Short task:
Start with the line that contains "What Plotly.js code" and end with the line that contains "0.4, 0.3, 0.3];"; retype those lines and the ones between them exactly, without any pictures.

Provided information:
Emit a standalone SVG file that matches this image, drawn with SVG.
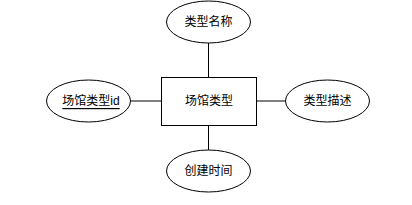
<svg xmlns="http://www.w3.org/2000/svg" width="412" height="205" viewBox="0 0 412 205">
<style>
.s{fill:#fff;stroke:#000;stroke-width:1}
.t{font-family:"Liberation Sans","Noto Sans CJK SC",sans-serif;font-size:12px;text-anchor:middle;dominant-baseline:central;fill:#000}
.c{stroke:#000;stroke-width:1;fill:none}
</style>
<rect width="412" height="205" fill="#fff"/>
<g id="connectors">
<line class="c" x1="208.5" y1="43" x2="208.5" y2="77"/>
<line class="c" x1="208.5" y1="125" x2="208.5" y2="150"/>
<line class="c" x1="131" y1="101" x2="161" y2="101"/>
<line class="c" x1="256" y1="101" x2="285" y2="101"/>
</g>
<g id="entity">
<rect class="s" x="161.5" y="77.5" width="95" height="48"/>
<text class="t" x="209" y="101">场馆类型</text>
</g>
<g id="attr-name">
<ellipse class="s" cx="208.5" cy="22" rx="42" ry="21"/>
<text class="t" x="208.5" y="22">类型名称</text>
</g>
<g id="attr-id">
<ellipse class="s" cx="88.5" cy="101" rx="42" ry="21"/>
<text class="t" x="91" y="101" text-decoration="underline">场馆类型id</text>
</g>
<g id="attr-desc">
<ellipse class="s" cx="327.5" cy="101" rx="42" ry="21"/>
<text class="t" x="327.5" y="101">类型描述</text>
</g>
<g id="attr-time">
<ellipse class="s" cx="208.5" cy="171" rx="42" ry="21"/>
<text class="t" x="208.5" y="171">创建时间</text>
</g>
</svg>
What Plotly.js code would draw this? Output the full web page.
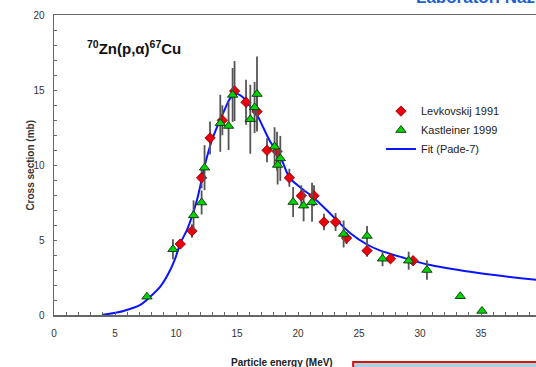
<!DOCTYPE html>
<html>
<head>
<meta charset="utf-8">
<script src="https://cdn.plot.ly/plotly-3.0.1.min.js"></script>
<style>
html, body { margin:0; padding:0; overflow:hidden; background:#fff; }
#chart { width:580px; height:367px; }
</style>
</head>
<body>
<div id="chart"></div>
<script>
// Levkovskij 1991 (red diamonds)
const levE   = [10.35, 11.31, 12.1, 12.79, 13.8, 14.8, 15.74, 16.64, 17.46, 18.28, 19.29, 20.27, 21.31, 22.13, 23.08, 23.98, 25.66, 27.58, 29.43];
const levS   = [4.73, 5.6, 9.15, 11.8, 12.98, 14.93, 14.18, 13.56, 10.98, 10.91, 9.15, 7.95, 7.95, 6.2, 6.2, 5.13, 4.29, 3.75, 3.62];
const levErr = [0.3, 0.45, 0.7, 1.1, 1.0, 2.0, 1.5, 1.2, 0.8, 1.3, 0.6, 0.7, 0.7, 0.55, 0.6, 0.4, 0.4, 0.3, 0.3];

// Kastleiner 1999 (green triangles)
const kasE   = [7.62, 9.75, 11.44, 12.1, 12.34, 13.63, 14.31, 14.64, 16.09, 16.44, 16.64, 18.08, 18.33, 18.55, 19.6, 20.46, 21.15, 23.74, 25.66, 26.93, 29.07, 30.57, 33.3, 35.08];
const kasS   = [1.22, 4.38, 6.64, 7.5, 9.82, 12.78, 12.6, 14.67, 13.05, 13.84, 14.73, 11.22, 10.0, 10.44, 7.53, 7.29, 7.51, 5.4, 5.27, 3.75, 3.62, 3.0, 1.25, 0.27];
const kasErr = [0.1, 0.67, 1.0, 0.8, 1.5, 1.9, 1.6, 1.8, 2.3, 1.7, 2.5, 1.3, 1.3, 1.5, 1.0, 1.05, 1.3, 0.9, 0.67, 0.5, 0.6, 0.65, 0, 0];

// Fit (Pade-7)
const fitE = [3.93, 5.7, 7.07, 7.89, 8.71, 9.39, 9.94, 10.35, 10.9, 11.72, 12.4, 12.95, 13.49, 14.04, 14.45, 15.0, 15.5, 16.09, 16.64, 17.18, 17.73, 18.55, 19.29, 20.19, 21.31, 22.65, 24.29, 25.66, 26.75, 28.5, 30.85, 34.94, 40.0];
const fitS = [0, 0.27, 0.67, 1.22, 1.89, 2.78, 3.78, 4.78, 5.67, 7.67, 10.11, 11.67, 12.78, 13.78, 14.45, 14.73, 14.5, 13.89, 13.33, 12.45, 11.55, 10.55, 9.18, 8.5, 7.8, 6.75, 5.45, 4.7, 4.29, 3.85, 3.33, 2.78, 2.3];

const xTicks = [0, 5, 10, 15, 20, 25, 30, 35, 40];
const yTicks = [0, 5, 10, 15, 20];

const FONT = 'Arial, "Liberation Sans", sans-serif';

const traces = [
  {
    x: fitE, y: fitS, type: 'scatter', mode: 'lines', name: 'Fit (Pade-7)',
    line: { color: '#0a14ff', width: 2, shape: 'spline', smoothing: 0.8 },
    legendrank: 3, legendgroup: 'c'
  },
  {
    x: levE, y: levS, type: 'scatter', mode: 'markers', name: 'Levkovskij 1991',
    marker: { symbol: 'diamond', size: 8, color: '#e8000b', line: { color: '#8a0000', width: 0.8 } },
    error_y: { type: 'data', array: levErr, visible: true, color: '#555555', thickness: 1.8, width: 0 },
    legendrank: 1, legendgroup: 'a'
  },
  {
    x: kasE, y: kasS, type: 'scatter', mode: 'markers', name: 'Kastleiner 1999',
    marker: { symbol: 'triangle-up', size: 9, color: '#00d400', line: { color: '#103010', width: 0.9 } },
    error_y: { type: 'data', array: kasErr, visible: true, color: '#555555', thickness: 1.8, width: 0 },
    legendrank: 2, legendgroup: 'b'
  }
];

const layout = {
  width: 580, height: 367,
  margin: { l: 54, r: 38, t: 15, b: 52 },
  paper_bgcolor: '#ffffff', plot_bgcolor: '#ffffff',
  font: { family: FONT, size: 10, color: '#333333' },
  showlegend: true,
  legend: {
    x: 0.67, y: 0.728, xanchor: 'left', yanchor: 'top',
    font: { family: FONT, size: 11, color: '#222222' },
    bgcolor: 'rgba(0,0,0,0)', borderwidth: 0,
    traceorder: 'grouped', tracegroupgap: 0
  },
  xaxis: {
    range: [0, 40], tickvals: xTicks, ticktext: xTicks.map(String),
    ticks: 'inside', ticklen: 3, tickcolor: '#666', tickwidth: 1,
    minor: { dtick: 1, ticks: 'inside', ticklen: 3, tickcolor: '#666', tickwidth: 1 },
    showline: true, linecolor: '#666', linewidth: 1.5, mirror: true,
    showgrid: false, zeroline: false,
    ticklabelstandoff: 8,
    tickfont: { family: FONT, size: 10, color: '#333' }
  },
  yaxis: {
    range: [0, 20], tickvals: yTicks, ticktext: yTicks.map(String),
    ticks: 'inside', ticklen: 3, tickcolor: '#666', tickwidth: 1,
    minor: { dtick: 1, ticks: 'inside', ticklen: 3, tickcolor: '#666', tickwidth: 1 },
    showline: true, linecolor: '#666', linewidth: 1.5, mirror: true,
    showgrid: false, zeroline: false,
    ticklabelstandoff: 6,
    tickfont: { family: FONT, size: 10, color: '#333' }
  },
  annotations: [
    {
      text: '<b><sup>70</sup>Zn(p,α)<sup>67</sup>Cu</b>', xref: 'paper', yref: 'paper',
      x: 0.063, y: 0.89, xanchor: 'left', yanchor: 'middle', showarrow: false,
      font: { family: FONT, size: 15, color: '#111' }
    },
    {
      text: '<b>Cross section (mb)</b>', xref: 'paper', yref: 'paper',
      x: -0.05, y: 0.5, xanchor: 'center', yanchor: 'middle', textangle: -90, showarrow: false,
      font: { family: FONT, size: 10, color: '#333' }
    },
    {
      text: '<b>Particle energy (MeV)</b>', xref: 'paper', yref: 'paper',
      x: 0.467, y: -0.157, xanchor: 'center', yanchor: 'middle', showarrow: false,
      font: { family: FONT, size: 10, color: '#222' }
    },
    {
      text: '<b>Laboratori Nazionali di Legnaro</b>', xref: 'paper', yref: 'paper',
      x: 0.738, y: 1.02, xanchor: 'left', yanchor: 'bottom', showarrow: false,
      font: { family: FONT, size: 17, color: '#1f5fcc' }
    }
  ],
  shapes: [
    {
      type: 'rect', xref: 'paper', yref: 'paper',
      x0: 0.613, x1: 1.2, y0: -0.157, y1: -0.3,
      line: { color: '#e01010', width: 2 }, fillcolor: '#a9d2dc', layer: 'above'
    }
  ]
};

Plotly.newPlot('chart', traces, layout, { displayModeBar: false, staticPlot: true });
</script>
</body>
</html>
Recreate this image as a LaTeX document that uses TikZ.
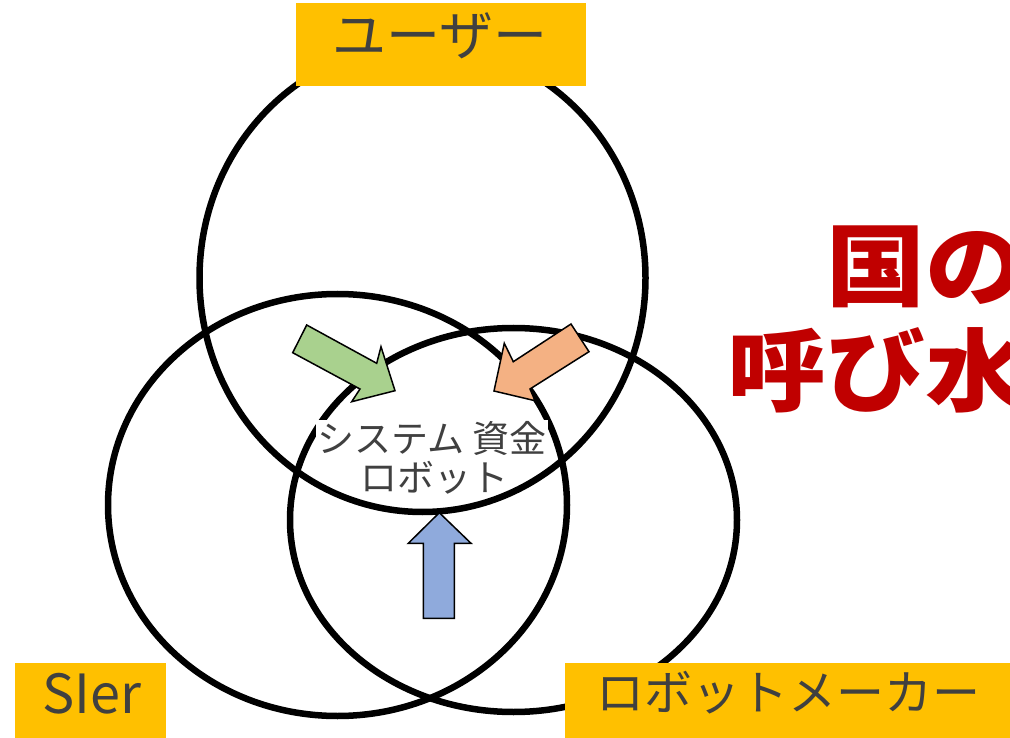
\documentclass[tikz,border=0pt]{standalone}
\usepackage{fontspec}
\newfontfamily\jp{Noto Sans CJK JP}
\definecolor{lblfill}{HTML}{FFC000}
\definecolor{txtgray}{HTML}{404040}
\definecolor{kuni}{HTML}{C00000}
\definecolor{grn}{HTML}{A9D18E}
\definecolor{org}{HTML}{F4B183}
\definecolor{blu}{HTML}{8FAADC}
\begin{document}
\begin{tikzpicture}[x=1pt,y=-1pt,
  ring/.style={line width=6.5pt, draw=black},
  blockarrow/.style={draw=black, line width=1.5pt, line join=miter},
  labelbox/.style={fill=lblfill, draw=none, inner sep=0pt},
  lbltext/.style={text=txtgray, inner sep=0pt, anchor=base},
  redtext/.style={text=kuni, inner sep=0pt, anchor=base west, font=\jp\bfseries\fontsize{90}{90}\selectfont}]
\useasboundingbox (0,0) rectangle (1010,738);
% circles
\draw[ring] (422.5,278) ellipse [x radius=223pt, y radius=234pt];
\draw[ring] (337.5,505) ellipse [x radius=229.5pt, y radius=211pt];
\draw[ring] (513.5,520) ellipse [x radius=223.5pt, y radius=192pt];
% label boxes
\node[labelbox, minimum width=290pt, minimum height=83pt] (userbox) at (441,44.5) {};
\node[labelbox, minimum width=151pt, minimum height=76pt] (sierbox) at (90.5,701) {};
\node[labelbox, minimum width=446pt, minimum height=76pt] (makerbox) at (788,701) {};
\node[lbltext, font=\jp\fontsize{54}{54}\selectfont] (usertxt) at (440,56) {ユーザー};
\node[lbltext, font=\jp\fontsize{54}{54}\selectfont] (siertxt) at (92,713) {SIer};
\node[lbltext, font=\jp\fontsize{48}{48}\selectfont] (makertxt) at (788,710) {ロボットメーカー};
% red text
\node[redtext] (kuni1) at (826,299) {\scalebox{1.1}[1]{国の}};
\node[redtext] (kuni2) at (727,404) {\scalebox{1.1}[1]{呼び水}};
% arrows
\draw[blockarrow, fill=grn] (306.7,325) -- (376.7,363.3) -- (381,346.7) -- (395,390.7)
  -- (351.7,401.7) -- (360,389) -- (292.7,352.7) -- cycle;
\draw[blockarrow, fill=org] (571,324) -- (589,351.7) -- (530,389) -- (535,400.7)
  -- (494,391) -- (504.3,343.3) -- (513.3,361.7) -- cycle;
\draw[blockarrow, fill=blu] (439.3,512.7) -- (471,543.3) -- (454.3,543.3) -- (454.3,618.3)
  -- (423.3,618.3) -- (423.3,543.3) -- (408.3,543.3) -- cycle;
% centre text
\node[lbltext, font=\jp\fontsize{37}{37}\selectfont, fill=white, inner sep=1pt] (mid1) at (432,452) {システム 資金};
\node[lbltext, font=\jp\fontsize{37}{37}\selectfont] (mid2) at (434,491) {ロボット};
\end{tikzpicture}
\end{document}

In response:
What Plotly.js code would draw this? Output the full web page.
<!DOCTYPE html>
<html>
<head>
<meta charset="utf-8">
<script src="https://cdn.plot.ly/plotly-3.0.1.min.js"></script>
<style>
html, body { margin:0; padding:0; overflow:hidden; background:#fff; }
#chart { width:580px; height:367px; }
</style>
</head>
<body>
<div id="chart"></div>
<script>
// Levkovskij 1991 (red diamonds)
const levE   = [10.35, 11.31, 12.1, 12.79, 13.8, 14.8, 15.74, 16.64, 17.46, 18.28, 19.29, 20.27, 21.31, 22.13, 23.08, 23.98, 25.66, 27.58, 29.43];
const levS   = [4.73, 5.6, 9.15, 11.8, 12.98, 14.93, 14.18, 13.56, 10.98, 10.91, 9.15, 7.95, 7.95, 6.2, 6.2, 5.13, 4.29, 3.75, 3.62];
const levErr = [0.3, 0.45, 0.7, 1.1, 1.0, 2.0, 1.5, 1.2, 0.8, 1.3, 0.6, 0.7, 0.7, 0.55, 0.6, 0.4, 0.4, 0.3, 0.3];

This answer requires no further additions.